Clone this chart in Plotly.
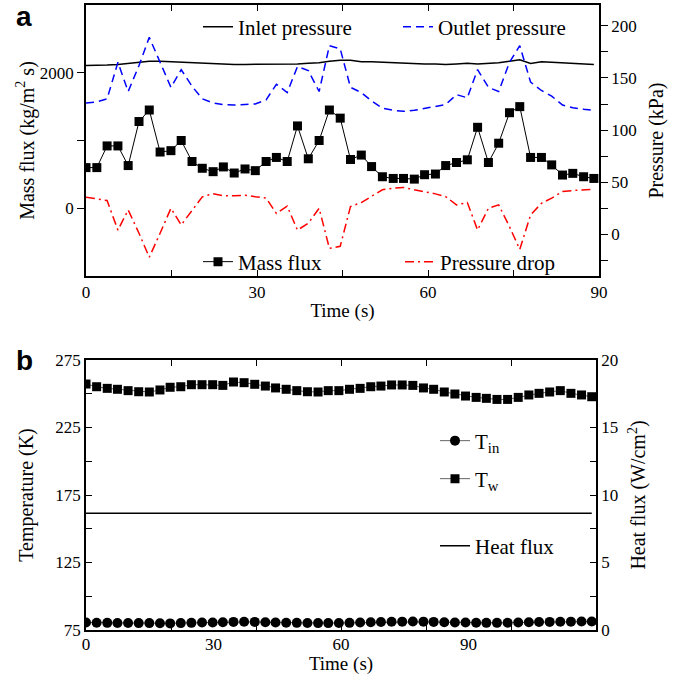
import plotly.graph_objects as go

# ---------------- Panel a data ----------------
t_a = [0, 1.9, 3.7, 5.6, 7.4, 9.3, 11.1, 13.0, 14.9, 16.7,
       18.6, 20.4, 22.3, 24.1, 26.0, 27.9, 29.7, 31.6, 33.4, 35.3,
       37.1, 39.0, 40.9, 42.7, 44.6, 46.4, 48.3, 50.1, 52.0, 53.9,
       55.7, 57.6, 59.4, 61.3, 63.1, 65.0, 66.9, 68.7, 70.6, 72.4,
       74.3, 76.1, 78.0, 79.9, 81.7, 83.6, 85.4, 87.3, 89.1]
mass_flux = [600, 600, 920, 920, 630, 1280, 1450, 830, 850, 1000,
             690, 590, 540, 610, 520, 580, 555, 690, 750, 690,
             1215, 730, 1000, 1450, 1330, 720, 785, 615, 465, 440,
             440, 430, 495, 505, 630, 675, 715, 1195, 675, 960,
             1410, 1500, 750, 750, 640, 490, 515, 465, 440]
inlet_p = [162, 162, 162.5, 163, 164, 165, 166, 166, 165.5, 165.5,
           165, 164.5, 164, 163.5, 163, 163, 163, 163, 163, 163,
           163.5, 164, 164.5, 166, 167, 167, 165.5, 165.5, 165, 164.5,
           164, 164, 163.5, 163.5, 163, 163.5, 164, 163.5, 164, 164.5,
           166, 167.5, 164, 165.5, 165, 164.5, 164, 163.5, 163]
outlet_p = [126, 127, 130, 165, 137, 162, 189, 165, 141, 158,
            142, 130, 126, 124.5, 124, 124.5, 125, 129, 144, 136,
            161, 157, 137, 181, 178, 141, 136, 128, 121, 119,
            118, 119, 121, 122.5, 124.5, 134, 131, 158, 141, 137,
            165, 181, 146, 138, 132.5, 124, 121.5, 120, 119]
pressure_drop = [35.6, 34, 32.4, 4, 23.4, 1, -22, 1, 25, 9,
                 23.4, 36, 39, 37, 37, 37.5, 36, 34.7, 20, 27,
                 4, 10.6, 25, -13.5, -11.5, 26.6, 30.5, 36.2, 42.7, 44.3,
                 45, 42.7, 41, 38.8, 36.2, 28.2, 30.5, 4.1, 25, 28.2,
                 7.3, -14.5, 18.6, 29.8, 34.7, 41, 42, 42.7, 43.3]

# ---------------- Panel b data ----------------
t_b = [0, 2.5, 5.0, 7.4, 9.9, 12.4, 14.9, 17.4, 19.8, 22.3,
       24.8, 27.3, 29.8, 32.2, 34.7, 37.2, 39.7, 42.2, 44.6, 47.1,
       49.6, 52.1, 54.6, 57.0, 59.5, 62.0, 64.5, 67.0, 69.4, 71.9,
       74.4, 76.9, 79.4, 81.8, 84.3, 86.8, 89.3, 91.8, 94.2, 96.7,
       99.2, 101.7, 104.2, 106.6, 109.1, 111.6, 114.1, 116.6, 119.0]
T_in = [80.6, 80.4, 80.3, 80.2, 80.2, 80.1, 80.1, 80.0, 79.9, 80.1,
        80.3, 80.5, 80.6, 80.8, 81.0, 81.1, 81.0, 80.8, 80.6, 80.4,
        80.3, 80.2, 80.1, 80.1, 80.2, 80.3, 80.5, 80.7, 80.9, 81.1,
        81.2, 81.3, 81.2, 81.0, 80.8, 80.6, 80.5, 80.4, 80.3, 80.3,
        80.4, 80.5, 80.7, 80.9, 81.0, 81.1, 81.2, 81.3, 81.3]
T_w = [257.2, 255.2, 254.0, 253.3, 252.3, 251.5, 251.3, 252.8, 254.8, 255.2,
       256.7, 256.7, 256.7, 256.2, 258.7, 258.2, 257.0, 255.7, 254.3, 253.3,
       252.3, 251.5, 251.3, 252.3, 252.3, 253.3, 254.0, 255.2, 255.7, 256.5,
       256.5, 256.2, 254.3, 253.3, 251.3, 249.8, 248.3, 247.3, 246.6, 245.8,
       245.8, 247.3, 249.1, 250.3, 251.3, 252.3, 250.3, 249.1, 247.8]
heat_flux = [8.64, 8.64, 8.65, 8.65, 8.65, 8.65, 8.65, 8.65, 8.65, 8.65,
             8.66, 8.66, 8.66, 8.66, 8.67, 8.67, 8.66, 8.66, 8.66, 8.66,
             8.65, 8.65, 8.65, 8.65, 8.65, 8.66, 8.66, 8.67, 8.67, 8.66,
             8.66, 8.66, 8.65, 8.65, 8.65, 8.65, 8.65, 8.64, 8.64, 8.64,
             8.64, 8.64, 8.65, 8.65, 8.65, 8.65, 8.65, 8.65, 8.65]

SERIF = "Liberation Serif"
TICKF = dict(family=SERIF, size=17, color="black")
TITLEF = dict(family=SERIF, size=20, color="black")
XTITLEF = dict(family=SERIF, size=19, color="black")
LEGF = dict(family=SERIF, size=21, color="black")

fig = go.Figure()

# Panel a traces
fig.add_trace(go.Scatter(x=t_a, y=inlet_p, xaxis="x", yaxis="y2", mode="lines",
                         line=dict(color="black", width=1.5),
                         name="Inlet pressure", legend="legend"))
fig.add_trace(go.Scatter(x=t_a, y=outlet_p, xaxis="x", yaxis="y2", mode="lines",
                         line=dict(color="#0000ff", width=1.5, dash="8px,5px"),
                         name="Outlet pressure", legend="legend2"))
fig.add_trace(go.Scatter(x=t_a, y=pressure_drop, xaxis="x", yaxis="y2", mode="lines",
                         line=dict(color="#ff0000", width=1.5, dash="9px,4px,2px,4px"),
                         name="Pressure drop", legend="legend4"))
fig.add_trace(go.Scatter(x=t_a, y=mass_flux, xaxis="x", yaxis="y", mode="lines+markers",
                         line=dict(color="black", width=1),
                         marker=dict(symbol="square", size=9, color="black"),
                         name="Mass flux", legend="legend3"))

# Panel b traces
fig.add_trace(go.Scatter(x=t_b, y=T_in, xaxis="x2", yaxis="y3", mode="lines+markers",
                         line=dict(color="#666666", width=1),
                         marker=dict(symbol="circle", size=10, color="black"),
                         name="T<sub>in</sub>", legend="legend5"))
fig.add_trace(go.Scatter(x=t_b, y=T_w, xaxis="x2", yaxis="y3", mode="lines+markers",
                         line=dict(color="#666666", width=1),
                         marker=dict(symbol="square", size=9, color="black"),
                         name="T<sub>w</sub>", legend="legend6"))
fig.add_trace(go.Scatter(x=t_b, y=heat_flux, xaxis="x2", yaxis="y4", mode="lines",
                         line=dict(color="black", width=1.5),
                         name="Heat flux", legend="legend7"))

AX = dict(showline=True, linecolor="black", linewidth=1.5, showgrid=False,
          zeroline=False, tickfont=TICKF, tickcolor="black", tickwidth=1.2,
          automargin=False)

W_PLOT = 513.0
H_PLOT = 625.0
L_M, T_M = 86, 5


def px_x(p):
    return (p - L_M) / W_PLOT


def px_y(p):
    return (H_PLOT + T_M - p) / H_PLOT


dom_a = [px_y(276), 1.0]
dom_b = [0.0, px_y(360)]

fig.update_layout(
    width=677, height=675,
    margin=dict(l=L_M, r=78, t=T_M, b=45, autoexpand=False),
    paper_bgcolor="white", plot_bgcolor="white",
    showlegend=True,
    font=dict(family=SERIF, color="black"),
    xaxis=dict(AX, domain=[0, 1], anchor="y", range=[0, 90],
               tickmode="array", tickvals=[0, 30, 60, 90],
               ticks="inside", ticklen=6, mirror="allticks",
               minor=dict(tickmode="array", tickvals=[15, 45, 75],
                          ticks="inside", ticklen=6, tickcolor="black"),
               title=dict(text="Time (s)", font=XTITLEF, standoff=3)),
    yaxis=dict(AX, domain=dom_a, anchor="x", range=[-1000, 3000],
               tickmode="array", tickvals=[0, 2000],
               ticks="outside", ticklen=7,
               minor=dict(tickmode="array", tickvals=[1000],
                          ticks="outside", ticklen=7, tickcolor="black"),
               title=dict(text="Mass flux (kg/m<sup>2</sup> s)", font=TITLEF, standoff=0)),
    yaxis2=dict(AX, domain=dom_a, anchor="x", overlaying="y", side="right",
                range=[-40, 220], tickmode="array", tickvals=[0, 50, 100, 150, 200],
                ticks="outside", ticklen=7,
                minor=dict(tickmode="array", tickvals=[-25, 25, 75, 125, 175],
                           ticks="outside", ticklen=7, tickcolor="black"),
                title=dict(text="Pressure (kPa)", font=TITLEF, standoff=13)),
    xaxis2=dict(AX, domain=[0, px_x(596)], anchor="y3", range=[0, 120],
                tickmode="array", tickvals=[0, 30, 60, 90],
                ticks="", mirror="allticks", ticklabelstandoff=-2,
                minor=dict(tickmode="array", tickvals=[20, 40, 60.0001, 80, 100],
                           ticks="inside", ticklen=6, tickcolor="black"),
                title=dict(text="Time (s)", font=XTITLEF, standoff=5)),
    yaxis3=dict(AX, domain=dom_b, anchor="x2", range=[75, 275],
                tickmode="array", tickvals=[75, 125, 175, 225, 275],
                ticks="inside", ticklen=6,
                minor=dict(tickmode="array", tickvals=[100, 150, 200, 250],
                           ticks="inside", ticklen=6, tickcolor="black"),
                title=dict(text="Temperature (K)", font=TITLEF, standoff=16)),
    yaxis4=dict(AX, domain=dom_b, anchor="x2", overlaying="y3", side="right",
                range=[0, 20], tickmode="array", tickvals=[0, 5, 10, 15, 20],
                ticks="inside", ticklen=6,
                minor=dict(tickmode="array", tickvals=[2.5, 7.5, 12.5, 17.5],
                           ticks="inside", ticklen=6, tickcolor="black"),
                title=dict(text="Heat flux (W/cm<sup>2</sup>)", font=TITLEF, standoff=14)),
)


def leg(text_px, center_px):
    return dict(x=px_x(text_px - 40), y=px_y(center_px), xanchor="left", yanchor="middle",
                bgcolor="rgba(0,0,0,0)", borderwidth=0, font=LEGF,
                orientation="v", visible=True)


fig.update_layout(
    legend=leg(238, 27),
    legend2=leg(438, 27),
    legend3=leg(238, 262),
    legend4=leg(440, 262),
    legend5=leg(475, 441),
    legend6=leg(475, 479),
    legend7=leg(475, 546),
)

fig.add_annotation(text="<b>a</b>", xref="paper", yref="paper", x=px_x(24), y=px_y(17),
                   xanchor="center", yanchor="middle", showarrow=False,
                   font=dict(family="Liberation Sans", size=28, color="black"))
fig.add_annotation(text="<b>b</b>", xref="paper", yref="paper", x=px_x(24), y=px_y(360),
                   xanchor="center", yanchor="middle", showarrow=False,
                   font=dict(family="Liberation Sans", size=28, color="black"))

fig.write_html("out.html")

• [What to produce]
Repeat the listing above from its first line through the line that contains "7.3, -14.5, 18.6, 29.8, 34.7, 41, 42, 42.7, 43.3]", both included, and nothing more. Drop the pictures.

• [Exercise output]
Clone this chart in Plotly.
import plotly.graph_objects as go

# ---------------- Panel a data ----------------
t_a = [0, 1.9, 3.7, 5.6, 7.4, 9.3, 11.1, 13.0, 14.9, 16.7,
       18.6, 20.4, 22.3, 24.1, 26.0, 27.9, 29.7, 31.6, 33.4, 35.3,
       37.1, 39.0, 40.9, 42.7, 44.6, 46.4, 48.3, 50.1, 52.0, 53.9,
       55.7, 57.6, 59.4, 61.3, 63.1, 65.0, 66.9, 68.7, 70.6, 72.4,
       74.3, 76.1, 78.0, 79.9, 81.7, 83.6, 85.4, 87.3, 89.1]
mass_flux = [600, 600, 920, 920, 630, 1280, 1450, 830, 850, 1000,
             690, 590, 540, 610, 520, 580, 555, 690, 750, 690,
             1215, 730, 1000, 1450, 1330, 720, 785, 615, 465, 440,
             440, 430, 495, 505, 630, 675, 715, 1195, 675, 960,
             1410, 1500, 750, 750, 640, 490, 515, 465, 440]
inlet_p = [162, 162, 162.5, 163, 164, 165, 166, 166, 165.5, 165.5,
           165, 164.5, 164, 163.5, 163, 163, 163, 163, 163, 163,
           163.5, 164, 164.5, 166, 167, 167, 165.5, 165.5, 165, 164.5,
           164, 164, 163.5, 163.5, 163, 163.5, 164, 163.5, 164, 164.5,
           166, 167.5, 164, 165.5, 165, 164.5, 164, 163.5, 163]
outlet_p = [126, 127, 130, 165, 137, 162, 189, 165, 141, 158,
            142, 130, 126, 124.5, 124, 124.5, 125, 129, 144, 136,
            161, 157, 137, 181, 178, 141, 136, 128, 121, 119,
            118, 119, 121, 122.5, 124.5, 134, 131, 158, 141, 137,
            165, 181, 146, 138, 132.5, 124, 121.5, 120, 119]
pressure_drop = [35.6, 34, 32.4, 4, 23.4, 1, -22, 1, 25, 9,
                 23.4, 36, 39, 37, 37, 37.5, 36, 34.7, 20, 27,
                 4, 10.6, 25, -13.5, -11.5, 26.6, 30.5, 36.2, 42.7, 44.3,
                 45, 42.7, 41, 38.8, 36.2, 28.2, 30.5, 4.1, 25, 28.2,
                 7.3, -14.5, 18.6, 29.8, 34.7, 41, 42, 42.7, 43.3]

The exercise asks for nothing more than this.